At one point, when he talked about the costs of his stimulus plan, senior Maaike Albach and Daudfar looked at each other and said, “uh-oh.”

“Overall I think it’s a good idea, but he’s not addressing the issues of the economic crisis,” said Daudfar, a John McCain supporter who added he leans more toward being a moderate conservative. “The spending bill he just passed is just progressing the Democratic agenda rather than addressing the economic issues in the country.”

Daudfar thinks Obama’s plan is backward and deals with the “less important stuff” first. “Bailing out businesses” and “providing better regulatory systems for giving out money to businesses” should have been first, he said.

“If businesses can’t afford to hire people, then people won’t be able to work and pay off their mortgages,” he said. “It’s kind of like putting money into20a funnel.” Albach, who is also a Republican, said Obama’s plan sounds good but questioned how Obama can want to rely on “people’s responsibility” when that is “what got us in this economic crisis in the first place.”

“This puts us more into debt,” said Albach, 18. “It’s a horrible situation we’re in.”

Other students said this:

“Even though I don’t support him, I think it’s cool he’s here,” said Miller, 18. “I just don’t believe all the things he’s telling us. His goal is just too big and broad.”

Miller wanted to hear more about the costs and guidelines the stimulus bill entails.

Senior Katelyn Meyer, who also leans more toward being a Republican, said Obama’s plan sounds good, “but it’s easier said than done.”

“I like the refinancing part, and I like the part about mortgages, but I’m afraid we’re going to put the money in but won’t s ee any effect,” said Meyer, 18, who still thought it was “cool” to say the president was at her school, even though she didn’t get to see him live.

Quite frankly, these kids hit the head on the nail far better than most of the pontificating talking heads on television.

Obama’s “stimulus” is largely a giant accumulation of liberal social spending programs that have little to do with the creation of jobs.  And it will cost FAR more than Democrats or most journalists have let on: not $787 billion, but $3.27 TRILLION.

Why didn’t Obama pursue a bill that dealt with the housing market or the financial market?  The short answer is he didn’t want to.  Rather, he fearmongered the country into supporting a bill that didn’t touch the actual issues affecting the economy as the urgent solution to the country’s needs.

Had he passed legislation dealing with the actual economic issues, there would have been very little public interest in “Porkulus.”

Too bad those children were wiser than many of their parents.

2 Responses to “No Confidence In Obama: Market Loses 9.7% Since Plan Announced”

  1. Matt Says:

    Where we at?

  2. Michael Eden Says:

    It’s a valid question.

    We’re at 10% unemployment, which is actually 17% unemployment – and with said unemployment set to go up even higher.

    We’re at the very real prospect of a double dip recession/depression.
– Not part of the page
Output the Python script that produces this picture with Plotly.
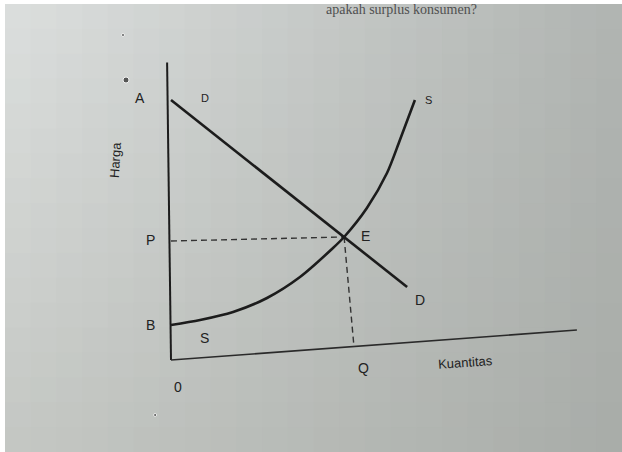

    We’re at a point where Barack Obama’s federal deficit for just one year is now greater than all 8 of Bush’s deficits COMBINED. And Obama continues to demand that trillions more be spent on his healthcare agenda and his crap and trade agenda.
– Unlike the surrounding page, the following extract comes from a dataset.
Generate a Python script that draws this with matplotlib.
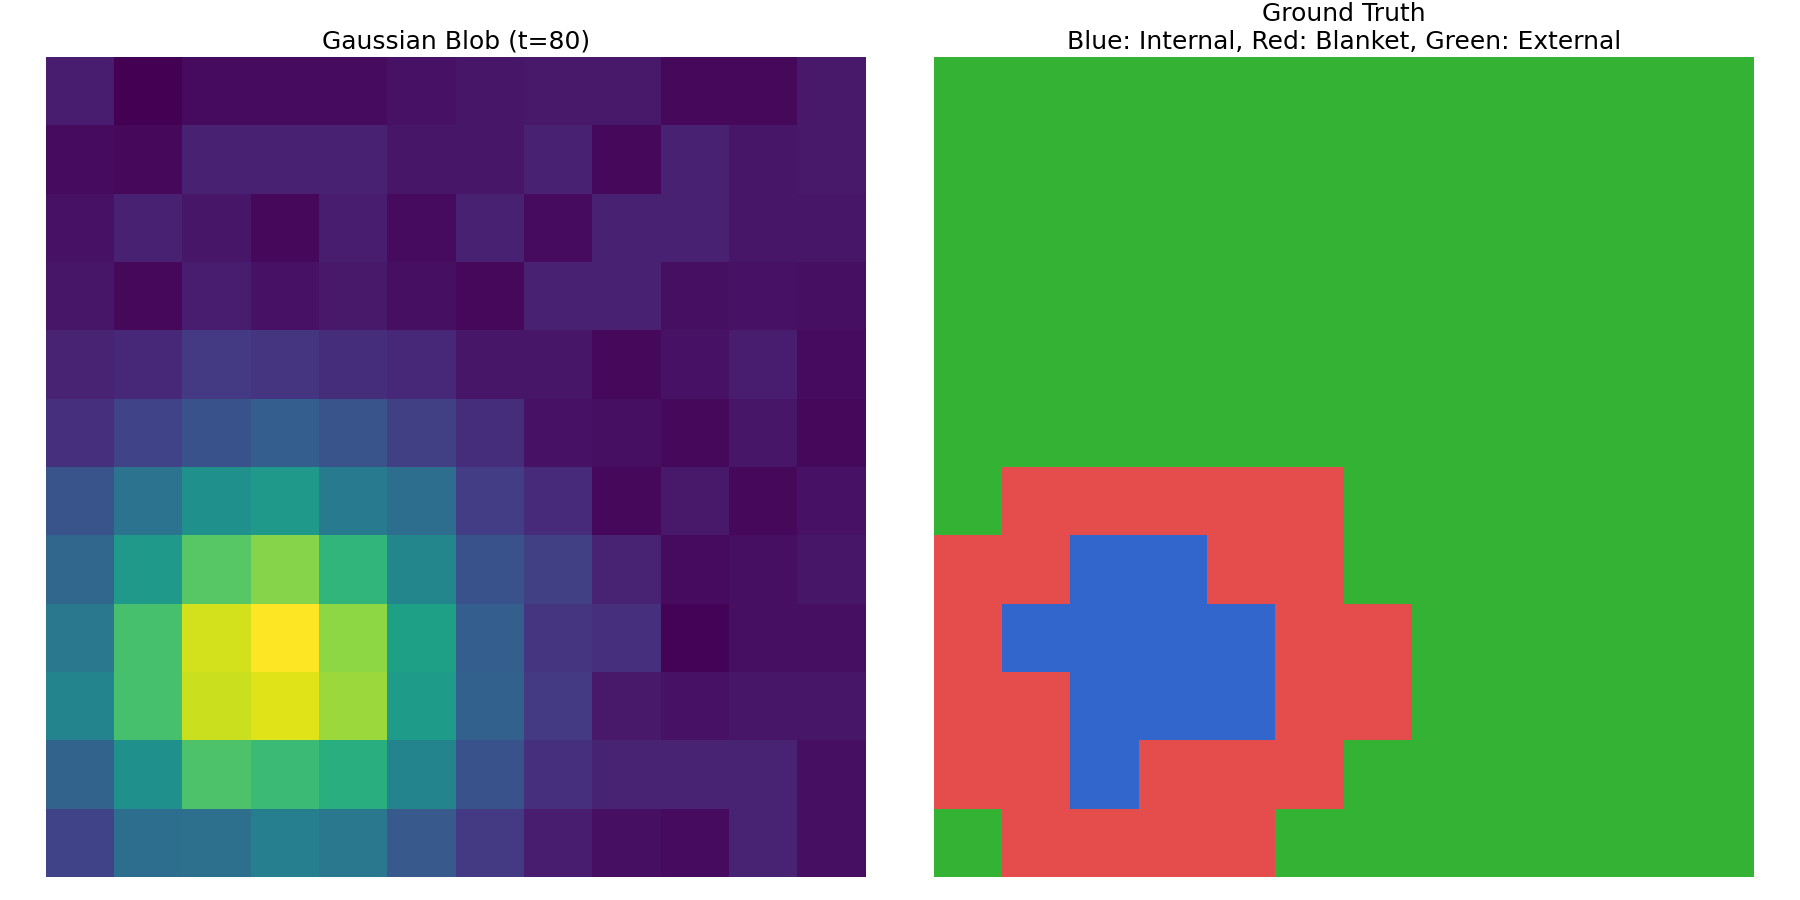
import numpy as np
import matplotlib
matplotlib.use("Agg")
from matplotlib import pyplot as plt
from matplotlib.colors import ListedColormap

# blob intensity (12x12)
blob = [
    [0.08, 0.00, 0.03, 0.03, 0.03, 0.05, 0.06, 0.07, 0.07, 0.02, 0.02, 0.07],
    [0.03, 0.02, 0.09, 0.09, 0.09, 0.06, 0.06, 0.09, 0.02, 0.09, 0.06, 0.07],
    [0.05, 0.09, 0.06, 0.02, 0.08, 0.03, 0.09, 0.03, 0.09, 0.09, 0.06, 0.06],
    [0.06, 0.02, 0.08, 0.05, 0.07, 0.04, 0.02, 0.09, 0.09, 0.04, 0.05, 0.04],
    [0.10, 0.11, 0.17, 0.15, 0.13, 0.11, 0.06, 0.06, 0.02, 0.05, 0.08, 0.03],
    [0.14, 0.20, 0.25, 0.30, 0.26, 0.19, 0.13, 0.05, 0.04, 0.02, 0.06, 0.02],
    [0.26, 0.38, 0.50, 0.54, 0.41, 0.36, 0.18, 0.12, 0.02, 0.07, 0.02, 0.05],
    [0.33, 0.54, 0.74, 0.82, 0.66, 0.46, 0.25, 0.19, 0.10, 0.03, 0.04, 0.06],
    [0.40, 0.71, 0.93, 1.00, 0.83, 0.57, 0.30, 0.15, 0.14, 0.01, 0.04, 0.04],
    [0.45, 0.71, 0.92, 0.95, 0.85, 0.55, 0.31, 0.17, 0.07, 0.05, 0.06, 0.06],
    [0.32, 0.50, 0.72, 0.68, 0.63, 0.45, 0.25, 0.14, 0.10, 0.10, 0.10, 0.04],
    [0.20, 0.36, 0.37, 0.43, 0.40, 0.28, 0.17, 0.08, 0.04, 0.03, 0.10, 0.04],
]

# 0 = internal, 1 = blanket, 2 = external
labels = [
    [2, 2, 2, 2, 2, 2, 2, 2, 2, 2, 2, 2],
    [2, 2, 2, 2, 2, 2, 2, 2, 2, 2, 2, 2],
    [2, 2, 2, 2, 2, 2, 2, 2, 2, 2, 2, 2],
    [2, 2, 2, 2, 2, 2, 2, 2, 2, 2, 2, 2],
    [2, 2, 2, 2, 2, 2, 2, 2, 2, 2, 2, 2],
    [2, 2, 2, 2, 2, 2, 2, 2, 2, 2, 2, 2],
    [2, 1, 1, 1, 1, 1, 2, 2, 2, 2, 2, 2],
    [1, 1, 0, 0, 1, 1, 2, 2, 2, 2, 2, 2],
    [1, 0, 0, 0, 0, 1, 1, 2, 2, 2, 2, 2],
    [1, 1, 0, 0, 0, 1, 1, 2, 2, 2, 2, 2],
    [1, 1, 0, 1, 1, 1, 2, 2, 2, 2, 2, 2],
    [2, 1, 1, 1, 1, 2, 2, 2, 2, 2, 2, 2],
]

label_colors = ['#3366cc', '#e54c4c', '#33b233']

fig = plt.figure(figsize=(18, 9), dpi=100)
ax1 = fig.add_axes([0.0256, 0.0256, 0.4556, 0.911])
ax2 = fig.add_axes([0.5189, 0.0256, 0.4556, 0.911])

ax1.imshow(np.array(blob), cmap='viridis', interpolation='nearest')
ax1.set_title('Gaussian Blob (t=80)', fontsize=18)
ax1.axis('off')

ax2.imshow(np.array(labels), cmap=ListedColormap(label_colors), vmin=0, vmax=2,
           interpolation='nearest')
ax2.set_title('Ground Truth\nBlue: Internal, Red: Blanket, Green: External', fontsize=18)
ax2.axis('off')

fig.savefig('out.png', dpi=100)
    I wrote an article on December 3, 2008 that I believe puts the current situation into perspective. It cites the events of the Great Depression, and then I make a prediction:

    The Great Depression was not triggered by a sudden, total collapse in the stock market. The stock market turned upward in early 1930, returning to early 1929 levels by April, though still almost 30 percent below the peak of September 1929.[7] Together, government and business actually spent more in the first half of 1930 than in the corresponding period of the previous year. But consumers, many of whom had suffered severe losses in the stock market the previous year, cut back their expenditures by ten percent, and a severe drought ravaged the agricultural heartland of the USA beginning in the summer of 1930.
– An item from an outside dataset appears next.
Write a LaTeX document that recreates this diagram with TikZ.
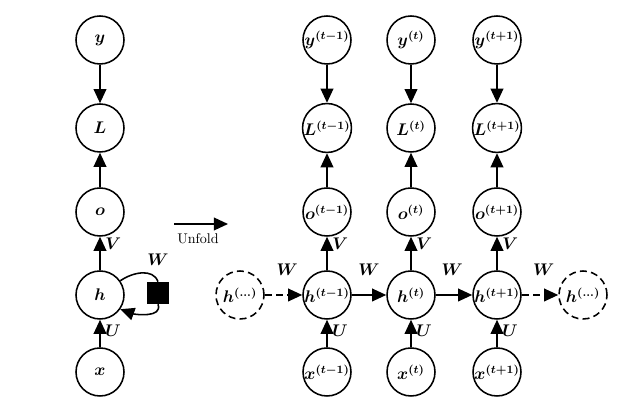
\documentclass[tikz,border=0pt]{standalone}
\usepackage{amsmath}
\usepackage{bm}
\usetikzlibrary{
    arrows.meta,
    positioning
}
\tikzset{
    unit/.style={circle, draw, line width=1.1pt, minimum size=1.2cm, inner sep=0pt, font=\large},
    ghost/.style={unit, dash pattern=on 5pt off 3pt},
    flow/.style={line width=1.1pt, -{Triangle[length=10pt,width=9pt]}},
    lbl/.style={font=\large}
}
\begin{document}
\begin{tikzpicture}
                                \useasboundingbox (0, 0) rectangle (16.1, 10.4);
                                % folded graph
                                \node[unit] (y) at (2.5, 9.4) {$\bm{y}$};
                                \node[unit] (L) at (2.5, 7.2) {$\bm{L}$};
                                \node[unit] (o) at (2.5, 5.1) {$\bm{o}$};
                                \node[unit] (h) at (2.5, 3.025) {$\bm{h}$};
                                \node[unit] (x) at (2.5, 1.1) {$\bm{x}$};
                                \node[fill, minimum size=0.55cm, inner sep=0pt] (sq) at (3.95, 3.075) {};
                                \draw[flow] (y) -- (L);
                                \draw[flow] (o) -- (L);
                                \draw[flow] (h) -- node[lbl, right, pos=0.8] {$\bm{V}$} (o);
                                \draw[flow] (x) -- node[lbl, right, pos=0.6] {$\bm{U}$} (h);
                                \draw[line width=1.1pt] (h.35) to[out=35, in=110] (sq.north);
                                \draw[flow] (sq.south) to[out=-70, in=-20] (h.-35);
                                \node[lbl] (wl) at (3.95, 3.9) {$\bm{W}$};
                                % unfold arrow
                                \coordinate (ua) at (4.35, 4.8);
                                \coordinate (ub) at (5.7, 4.8);
                                \draw[flow] (ua) -- (ub);
                                \node[below=3pt of ua, xshift=0.6cm] (unf) {Unfold};
                                % unfolded graph
                                \node[ghost] (hl) at (6.0, 3.025) {$\bm{h}^{\bm{(\ldots)}}$};
                                \node[ghost] (hr) at (14.575, 3.025) {$\bm{h}^{\bm{(\ldots)}}$};
                                \foreach \n/\px/\s in {a/8.175/t-1, b/10.275/t, c/12.425/t+1} {
                                    \node[unit] (y\n) at (\px, 9.4) {$\bm{y}^{\bm{(\s)}}$};
                                    \node[unit] (L\n) at (\px, 7.2) {$\bm{L}^{\bm{(\s)}}$};
                                    \node[unit] (o\n) at (\px, 5.1) {$\bm{o}^{\bm{(\s)}}$};
                                    \node[unit] (h\n) at (\px, 3.025) {$\bm{h}^{\bm{(\s)}}$};
                                    \node[unit] (x\n) at (\px, 1.1) {$\bm{x}^{\bm{(\s)}}$};
                                    \draw[flow] (y\n) -- (L\n);
                                    \draw[flow] (o\n) -- (L\n);
                                    \draw[flow] (h\n) -- node[lbl, right, pos=0.8] {$\bm{V}$} (o\n);
                                    \draw[flow] (x\n) -- node[lbl, right, pos=0.6] {$\bm{U}$} (h\n);
                                }
                                \draw[flow, dash pattern=on 5pt off 3pt] (hl) -- node[lbl, above=10pt, pos=0.6] {$\bm{W}$} (ha);
                                \draw[flow] (ha) -- node[lbl, above=10pt] {$\bm{W}$} (hb);
                                \draw[flow] (hb) -- node[lbl, above=10pt, pos=0.45] {$\bm{W}$} (hc);
                                \draw[flow, dash pattern=on 5pt off 3pt] (hc) -- node[lbl, above=10pt, pos=0.6] {$\bm{W}$} (hr);
                            \end{tikzpicture}
\end{document}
    In early 1930, credit was ample and available at low rates, but people were reluctant to add new debt by borrowing. By May 1930, auto sales had declined to below the levels of 1928. Prices in general began to decline, but wages held steady in 1930, then began to drop in 1931. Conditions were worst in farming areas, where commodity prices plunged, and in mining and logging areas, where unemployment was high and there were few other jobs. The decline in the American economy was the factor that pulled down most other countries at first, then internal weaknesses or strengths in each country made conditions worse or better. Frantic attempts to shore up the economies of individual nations through protectionist policies, such as the 1930 U.S. Smoot-Hawley Tariff Act and retaliatory tariffs in other countries, exacerbated the collapse in global trade. By late in 1930, a steady decline set in which reached bottom by March 1933.

    I then said this:

    Keep in mind that OUR stock market began to tank only a little over two months ago. And if the exact same thing were to happen now that it did to the United States in the 1930s, we actually would expect our market to pick up significantly in the coming months – and our economy to even appear to be rebounding – shortly before a downward slope into collapse that would occur one to three years later. It wasn’t until March 1933 – 3 years and 4 months after the Black Tuesday stock market crash – that the bottom really fell out of our economy.

    In other words, I as much as predicted that the stock market would rebound, didn’t I? DIDN’T I? But the problems facing this economy have not been touched. What caused the 2008 disaster? The housing mortgage meltdown. And what have we done about that? Absolutely nothing. Meanwhile, unemployment is going up, our deficit is skyrocketing, our dollar is devaluing, and our long-term is looking bleaker and bleaker.